Jest też i taka możliwość, że będziemy mieć do czynienia z deflacją i wskaźnik CPI wyniesie np. -1,5%. Co w takiej sytuacji? Załóżmy, że mamy otrzymywać stałą marżę 1% + CPI. Założenia obligacji indeksowanych inflacji są takie, że inwestor nigdy nie otrzyma mniej niż ten 1%. Nawet w przypadku deflacji. Brzmi nieźle, tylko zastanówmy się nad okolicznościami. Okresy deflacyjne mają miejsce w chwilach drastycznego spadku popytu w gospodarce (np. Kryzysów gospodarczych). W takich momentach złoty zawsze traci względem głównych walut. A zatem to, co potencjalnie zyskamy na obligacjach, stracimy w związku ze spadkiem siły waluty.

W tym miejscu jeszcze jedna ważna uwaga. Być może komuś przyszło do głowy, że opłaca się kupić wspomniane obligacje, bo odsetki pozwolą wyjść +/- na zero, a ceny tych papierów wzrosną w skutek działań banków centralnych. To tak nie działa! Obligacjami indeksowanymi inflacją nie handluje się tak jak większością obligacji rządowych. W ich przypadku mamy tylko dwa wyjścia.

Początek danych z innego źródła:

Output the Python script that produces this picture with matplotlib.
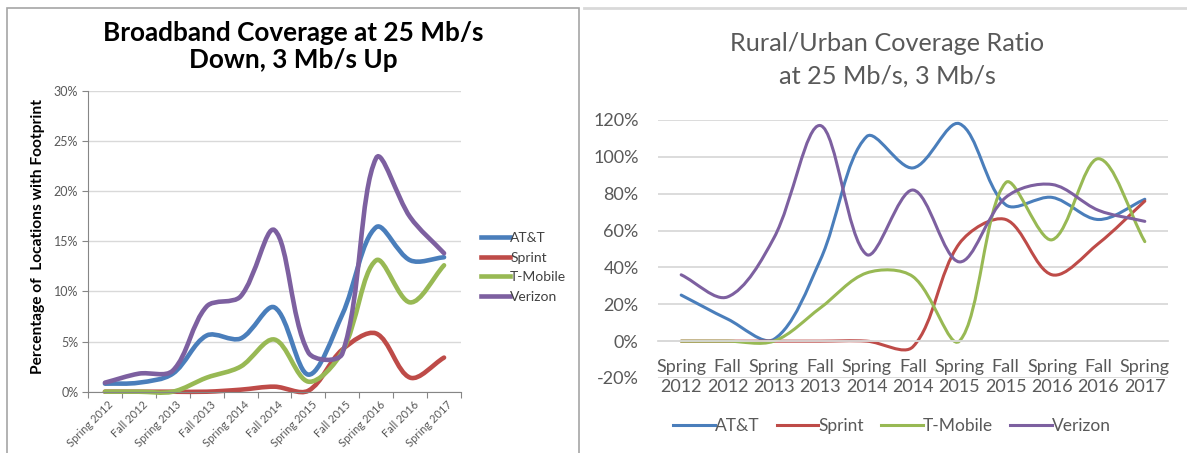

Możemy trzymać je przez cały planowany okres albo odsprzedać wcześniej do Skarbu Państwa ponosząc przy tym karę 2% od kwoty zakupu.

 

IKE, czyli brak podatku Belki


Domyślamy się, że w przypadku powyższych symulacji, wiele osób zaprotestuje mówiąc, że podatku Belki wcale nie trzeba płacić. Owszem, korzystając z Indywidualnych Kont Emerytalnych (IKE) nie zapłacimy podatku. Są jednak pewne wymogi i ograniczenia.

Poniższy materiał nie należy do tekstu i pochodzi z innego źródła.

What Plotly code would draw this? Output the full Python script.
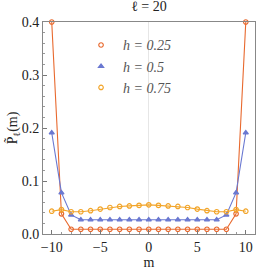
import plotly.graph_objects as go

m = list(range(-10, 11))
p_025 = [0.4, 0.038, 0.009, 0.009, 0.009, 0.009, 0.009, 0.009, 0.009, 0.009, 0.009,
         0.009, 0.009, 0.009, 0.009, 0.009, 0.009, 0.009, 0.009, 0.038, 0.4]
p_05 = [0.191, 0.078, 0.036, 0.027, 0.027, 0.027, 0.027, 0.027, 0.027, 0.027, 0.027,
        0.027, 0.027, 0.027, 0.027, 0.027, 0.027, 0.027, 0.036, 0.078, 0.191]
p_075 = [0.043, 0.046, 0.042, 0.042, 0.044, 0.047, 0.050, 0.052, 0.053, 0.054, 0.055,
         0.054, 0.053, 0.052, 0.050, 0.047, 0.044, 0.042, 0.042, 0.046, 0.043]
names = ["h = 0.25", "h = 0.5", "h = 0.75"]
colors = ["#E8692E", "#6A78D1", "#F2A52A"]
symbols = ["circle-open", "triangle-up", "circle-open"]

SERIF = "Times New Roman, Liberation Serif, serif"

fig = go.Figure()
for ys, nm, c, s in zip([p_025, p_05, p_075], names, colors, symbols):
    fig.add_trace(go.Scatter(
        x=m, y=ys, mode="lines+markers", name=nm, showlegend=False,
        line=dict(color=c, width=1.1),
        marker=dict(symbol=s, size=4.5, color=c, line=dict(color=c, width=1.2)),
        cliponaxis=False,
    ))
for nm, c, s in zip(names, colors, symbols):
    fig.add_trace(go.Scatter(
        x=[None], y=[None], mode="markers", name=nm, showlegend=True,
        marker=dict(symbol=s, size=4.5, color=c, line=dict(color=c, width=1.2)),
    ))

font = dict(family=SERIF, size=14, color="#222")
fig.update_layout(
    width=266, height=272,
    margin=dict(l=43, r=11, t=22, b=38, autoexpand=False),
    paper_bgcolor="white", plot_bgcolor="white",
    font=font,
    title=dict(text="ℓ = 20", x=0.56, xanchor="center", y=0.995, yanchor="top",
               automargin=False,
               font=dict(family=SERIF, size=14, color="#222")),
    showlegend=True,
    legend=dict(x=0.17, y=0.965, xanchor="left", yanchor="top",
                bgcolor="rgba(0,0,0,0)",
                font=dict(family=SERIF, size=14, color="#555", style="italic"),
                tracegroupgap=0, itemwidth=34),
)
fig.update_xaxes(
    range=[-10.9, 10.95], tickvals=[-10, -5, 0, 5, 10],
    ticktext=["−10", "−5", "0", "5", "10"],
    tickfont=dict(family=SERIF, size=14, color="#222"),
    ticks="inside", ticklen=4, tickcolor="#777",
    minor=dict(dtick=1, ticks="inside", ticklen=2, tickcolor="#999", showgrid=False),
    showgrid=False, zeroline=True, zerolinecolor="#e6e6e6", zerolinewidth=1,
    showline=True, linecolor="#888", linewidth=1, mirror=True, automargin=False,
    title=dict(text="m", standoff=2, font=font),
)
fig.update_yaxes(
    range=[0, 0.4], tickvals=[0, 0.1, 0.2, 0.3, 0.4],
    ticktext=["0.0", "0.1", "0.2", "0.3", "0.4"],
    tickfont=dict(family=SERIF, size=14, color="#222"),
    ticks="inside", ticklen=4, tickcolor="#777",
    minor=dict(dtick=0.02, ticks="inside", ticklen=2, tickcolor="#999", showgrid=False),
    showgrid=False, zeroline=False,
    showline=True, linecolor="#888", linewidth=1, mirror=True, automargin=False,
    title=dict(text="P̃<sub>ℓ</sub>(m)", standoff=0, font=font),
)
fig.write_html("out.html", config={"displayModeBar": False},
               post_script="document.body.style.margin='0';document.body.style.padding='0';")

Po pierwsze inwestycja w obligacje indeksowane inflacją w ramach IKE ma limit. Rocznie możemy wpłacić 3-krotność średniej krajowej, czyli ok. 15 tys złotych.

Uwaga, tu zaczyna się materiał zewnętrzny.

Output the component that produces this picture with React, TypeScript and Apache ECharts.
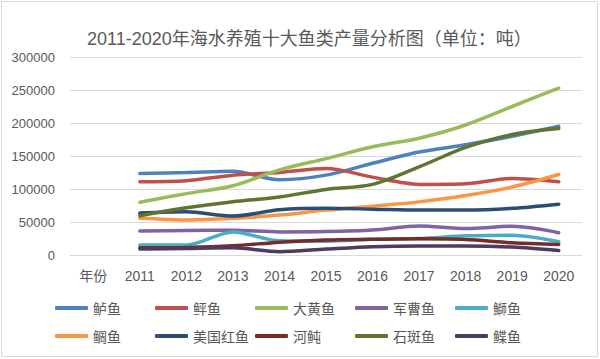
import React, { useEffect, useRef } from "react";
import * as echarts from "echarts";

const years = ["2011", "2012", "2013", "2014", "2015", "2016", "2017", "2018", "2019", "2020"];
const axisHead = "年份";
const title = "2011-2020年海水养殖十大鱼类产量分析图（单位：吨）";

const luyu = [123500, 125000, 127000, 114000, 121000, 139000, 156000, 167000, 180000, 195000];
const pingyu = [111000, 112500, 121000, 125000, 131000, 118000, 107000, 108000, 116000, 111000];
const dahuangyu = [80000, 93000, 105000, 129000, 146000, 164000, 177000, 197000, 225000, 253000];
const juncaoyu = [36300, 37000, 37500, 35000, 35500, 37800, 44000, 40000, 43500, 33800];
const shiyu = [15000, 15000, 35000, 21500, 21000, 24000, 25000, 29000, 30000, 20200];
const diaoyu = [56000, 53000, 55500, 60500, 68000, 74000, 80500, 90000, 103000, 122000];
const meiguohongyu = [63500, 65500, 59000, 68500, 70700, 69500, 68000, 68000, 70700, 77000];
const hetun = [11000, 11500, 14000, 19500, 22700, 23700, 24500, 23500, 18500, 16000];
const shibanyu = [59500, 71600, 80700, 88000, 99400, 107000, 133600, 163000, 182600, 191700];
const dieyu = [9000, 10000, 11000, 5000, 9000, 12600, 13800, 13800, 12000, 6800];

const seriesNames = ["鲈鱼", "鲆鱼", "大黄鱼", "军曹鱼", "鰤鱼", "鲷鱼", "美国红鱼", "河鲀", "石斑鱼", "鲽鱼"];
const seriesValues = [luyu, pingyu, dahuangyu, juncaoyu, shiyu, diaoyu, meiguohongyu, hetun, shibanyu, dieyu];
const seriesColors = ["#4F81BD", "#C0504D", "#9BBB59", "#8064A2", "#4BACC6", "#F79646", "#2C4D75", "#772C2A", "#5F7530", "#4D3B62"];

const FONT = "'Liberation Sans', 'Noto Sans CJK SC', sans-serif";
const TXT = "#595959";

export default function App() {
  const ref = useRef<HTMLDivElement>(null);
  useEffect(() => {
    document.body.style.margin = "0";
    const chart = echarts.init(ref.current!, null, { renderer: "svg" });
    const categories = [axisHead, ...years];
    const legends = seriesNames.map((name, i) => ({
      data: [name],
      left: 55 + (i % 5) * 100,
      top: i < 5 ? 301 : 329,
      padding: 0,
      icon: "roundRect",
      itemWidth: 33,
      itemHeight: 4,
      textStyle: { color: TXT, fontSize: 14, fontFamily: "'Noto Sans CJK SC', sans-serif" },
      selectedMode: false,
    }));
    chart.setOption({
      animation: false,
      backgroundColor: "#ffffff",
      title: {
        text: title,
        left: 82,
        top: 25,
        textStyle: { color: TXT, fontSize: 18, fontWeight: "normal", fontFamily: FONT },
      },
      legend: legends,
      grid: { left: 70, right: 18, top: 57, bottom: 104, containLabel: false },
      xAxis: {
        type: "category",
        data: categories,
        boundaryGap: true,
        axisLine: { show: true, lineStyle: { color: "#d9d9d9", width: 1 } },
        axisTick: { show: false },
        axisLabel: { color: TXT, fontSize: 14, fontFamily: FONT, margin: 14, interval: 0 },
      },
      yAxis: {
        type: "value",
        min: 0,
        max: 300000,
        interval: 50000,
        axisLine: { show: false },
        axisTick: { show: false },
        splitLine: { lineStyle: { color: "#d9d9d9", width: 1 } },
        axisLabel: { color: TXT, fontSize: 13, fontFamily: FONT, margin: 15, formatter: (v: number) => String(v) },
      },
      graphic: [
        {
          type: "rect",
          shape: { x: 1.5, y: 1.5, width: 596, height: 355 },
          style: { fill: "none", stroke: "#d9d9d9", lineWidth: 1 },
          silent: true,
        },
      ],
      series: seriesNames.map((name, i) => ({
        name,
        type: "line",
        data: [null, ...seriesValues[i]],
        smooth: 0.3,
        showSymbol: false,
        symbol: "none",
        lineStyle: { color: seriesColors[i], width: 3.5, cap: "round" },
        itemStyle: { color: seriesColors[i] },
      })),
    });
    return () => chart.dispose();
  }, []);
  return <div ref={ref} style={{ width: 600, height: 359 }} />;
}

Po drugie, ominięcie podatku dotyczy tylko osób, które będą to środki trzymały na koncie emerytalnym aż do samej emerytury. W przypadku osób, które dziś mają 30 lat, takie rozwiązanie nie ma najmniejszego sensu i bardzo ograniczy ich dalszy dysponowanie kapitałem (IKE daje ograniczone możliwości inwestycyjne).

 

Podsumowanie


Wbrew swojej nazwie, obligacje indeksowane inflacją w większości przypadków nie chronią siły nabywczej naszych oszczędności. Wskazują na to przeprowadzone przez nas symulacje. Warto pamiętać, że nasze obliczenia uwzględniają: inflacje, odsetki i podatek Belki. Nie uwzględniają natomiast tego, co będzie działo się z walutą. Tymczasem NBP w ostatnich miesiącach kilkukrotnie specjalnie osłabiał złotego i niewykluczone, że w przyszłości będzie podobnie.

Obligacje indeksowane inflacją mogą mieć sens co najwyżej w przypadku tych osób, które są w stanie uniknąć podatku Belki. Mówimy więc o osobach po „pięćdziesiątce”, które na koncie IKE zakupią obligacje 10-letnie, a po tym okresie wypłacą skumulowane odsetki bez konieczności płacenia podatku. Z drugiej strony nawet w tym przypadku nie można być pewnym sukcesu. Jeśli Polska pójdzie śladem USA i „koszyk inflacji” będzie stale zmieniany pod dyktando rządzących, to inflacja CPI będzie miała coraz mniej wspólnego z prawdziwą inflacją.

Jeśli ktoś naprawdę chce ochronić się przed inflacją, to nie powinien pokładać nadziei w papierkach emitowanych przez rząd. Takie rozwiązanie regularnie zawodzi. Lepszym sposobem jest wybranie ochrony, która działa od tysięcy lat. Mówimy tutaj o złocie, które ostatnio wyraźnie potaniało i ponownie jest w ciekawej cenie. Na zakończenie dodajemy wykres, który pokazuje jak poszczególne aktywa radzą sobie w zależności od tego czy inflacja spada, jest stabilna czy też rośnie.

Jak widać, w otoczeniu rosnącej inflacji, metale szlachetne zyskują ok. 24% rocznie. Dodajmy, że w 2020 roku, złoto w ujęciu dolarowym podrożało o 24,6%, natomiast srebro o 50%.